On the other hand there was testimony from Lee’s own ranks that the Confederates were in no condition to resist an assault if one had been made against them. “Our ammunition was so low,” Alexander confessed, “and our diminished forces at the moment so widely dispersed along the unwisely extended line, that an advance by a single fresh corps, [Sedgwick’s] for instance, could have cut us in two.” Few on that same side of the line agreed with this, however. After all, it was not Lee’s army that had been shattered in the desperate charge that afternoon, but only eight of his thirty-seven brigades, five of which—Anderson’s other three and Pender’s two: the same number that had stood fast for Meade across the way—were on hand to defend his center. Moreover, all his cavalry was up by now, including Imboden’s 2000 troopers who had arrived at midday, and not one piece of artillery had been lost. Far from being depressed by the repulse, many along the rebel line had been angered by what they had seen and were eager for revenge; they asked for nothing better than a chance to serve the blucoats in the same manner, if they could be persuaded to attack. “We’ll fight them, sir, till hell freezes over,” one grayback told an observer, “and then, sir, we will fight them on the ice.” Indeed, adversity seemed to knit them closer together as a family, which was what they had become in the past year under Lee, and brought out the high qualities that would stand them in good stead during the downhill months ahead. Longstreet, for example, riding out after dark to inspect his skirmish line, found a battery still in position near the Peach Orchard, though he had ordered all his artillery withdrawn to the cover of the western ridge some time before. “Whose are these guns?” he demanded; whereupon a tall man with a pipe in his mouth stepped out of the shadows. “I am the captain,” he said quietly, and when the general asked why he had stayed out there in front of the infantry, the artilleryman replied: “I am out here to have a little skirmishing on my own account, if the Yanks come out of their holes.” Amused by the prospect of a skirmish with 12-pounder howitzers, and heartened by such evidence of staunchness in a time of strain, Old Peter threw back his head and let his laugh ring out once more across that somber field.

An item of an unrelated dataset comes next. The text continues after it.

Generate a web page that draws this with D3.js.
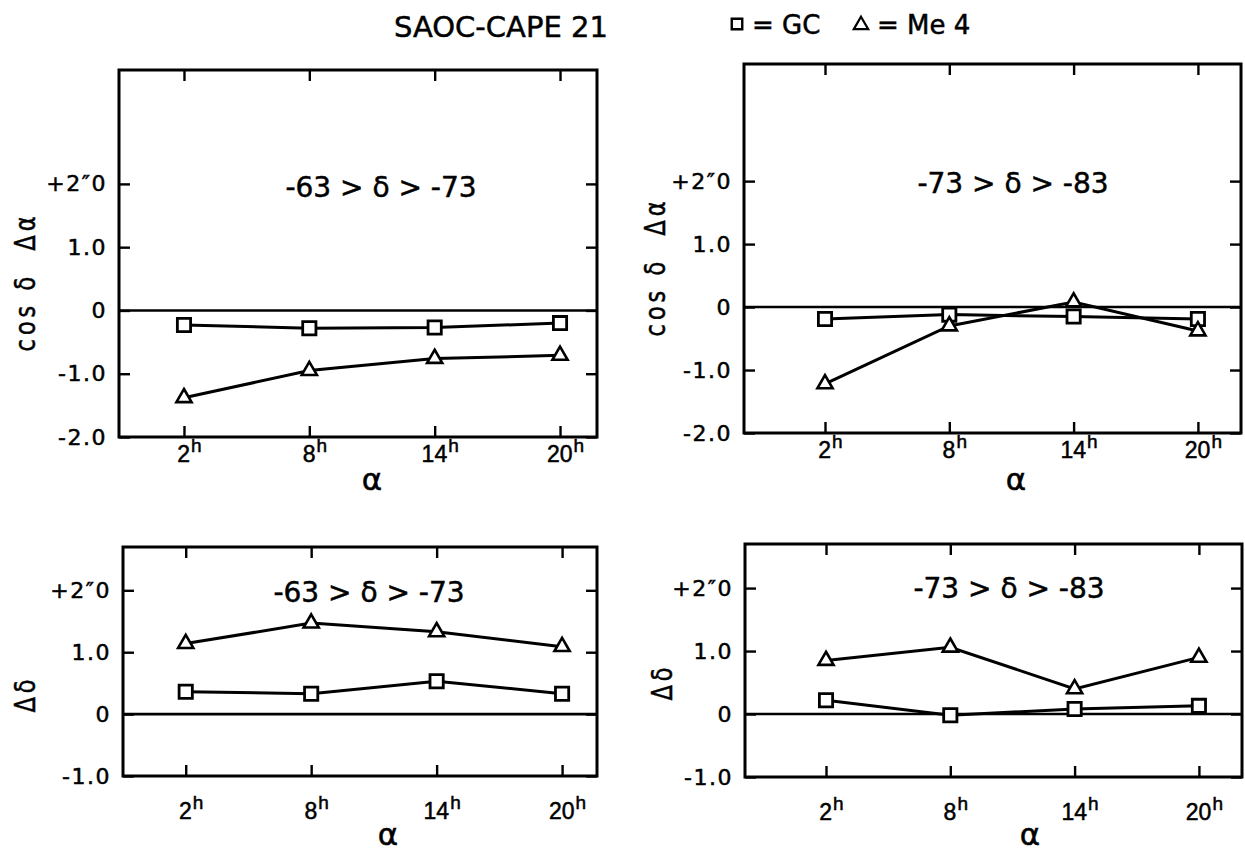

Incongruous as his laughter had seemed that afternoon, just before the 11,000-man assault wave broke and began to ebb, it sounded even stranger now in the darkness, under cover of which the extent of the army’s losses could begin to be assessed. From the top down, they were unremittingly grievous. Of the 52 Confederate generals who had crossed the Potomac in the past three weeks, no less than 17—barely under one third—had become casualties in the past three days. Five were killed outright or mortally wounded: Semmes and Barksdale, Pender, Armistead and Garnett. Two were captured: Archer, who had been taken on the first day, and Trimble, who had not been able to make it back across the valley today with a shattered leg: and this figure would be increased to three when the army began its withdrawal, since Kemper was too badly injured to be moved. Nine more were wounded: some lightly, such as Heth and Pettigrew, others gravely, such as Hood, whose arm might have to be taken off, and Hampton, who had received not one but two head cuts and also had some shrapnel in his body. When the list was lengthened by 18 colonels killed or captured, many of them officers of high promise, slated for early promotion, it was obvious that the Army of Northern Virginia had suffered a loss in leadership from which it might never recover. A British observer was of this opinion. He lauded the offensive prowess of Lee’s soldiers, who had marched out as proudly as if on parade in their eagerness to come to grips with their opponents on the ridge across the way; “But they will never do it again,” he predicted. And he told why. He had been with the army since Fredericksburg, ticking off the illustrious dead from Stonewall Jackson down, and now on the heels of Gettysburg he asked a rhetorical question of his Confederate friends: “Don’t you see your system feeds upon itself? You cannot fill the places of these men. Your troops do wonders, but every time at a cost you cannot afford.”
That might well be. Certainly there was no comfort in a comparison of the representation on the list of those of less exalted rank. Here, too, no less than a third had fallen—and possibly more, for the count was incomplete. Lee recorded his losses as 2592 killed, 12,709 wounded, and 5150 captured or missing, a total of 20,451: which was surely low, for a variety of reasons. For one, a few units that had fought made no report, and for another he had directed in mid-May that troops so lightly wounded that they could remain with their regiments were not to be listed as casualties, although such men were included in the Federal tabulations. Moreover, his figure for the number captured or missing could not be reconciled with the prisoner-of-war records in the Adjutant General’s office at Washingto
n, which bore the names of 12,227 Confederates captured July 1-5. The true total of Lee’s losses in Pennsylvania could hardly have been less than 25,000 and quite possibly was far heavier; 28,063 was the figure computed by one meticulous student of such grisly matters, in which case the butcher’s bill for Gettysburg, blue and gray together, exceeded 50,000 men. This was more than Shiloh and Sharpsburg combined, with Ball’s Bluff and Belmont thrown in for good measure. And while there was considerably less disparity of bloodshed among the several corps of the attackers—Hill had suffered most and Ewell least, but both were within a thousand of Longstreet, who had lost perhaps 8500—this was by no means true of smaller units within the corps. Gordon’s exultation, “The Almighty has covered my men with his shield and buckler,” could scarcely have been echoed by any commander of the eight brigades that went up Cemetery Ridge, and even within these there was a diversity of misfortune. Most regiments came back across the valley with at least a skeleton cadre to which future recruits or conscripts could be attached; but not all. The 14th Tennessee, for example, had left Clarksville in 1861 with 960 men on its muster roll, and in the past two years, most of which time their homeland had been under Union occupation, they had fought on all the major battlefields of Virginia. When Archer took them across Willoughby Run on the opening day of Gettysburg they counted 365 bayonets; by sunset they were down to barely 60. These five dozen survivors, led by a captain on the third day, went forward with Fry against Cemetery Ridge, and there—where the low stone wall jogged west, then south, to form what was known thereafter as the angle—all but three of the remaining 60 fell. This was only one among the forty-odd regiments in the charge; there were others that suffered about as cruelly; but to those wives and sweethearts, parents and sisters and younger brothers who had remained at its point of origin, fifty miles down the Cumberland from Nashville, the news came hard. “Thus the band that once was the pride of Clarksville has fallen,” a citizen lamented, and he went on to explain something of what he and those around him felt. “A gloom rests over the city; the hopes and affections of the people were wrapped in the regiment.… Ah! what a terrible responsibility rests upon those who inaugurated this unholy war.”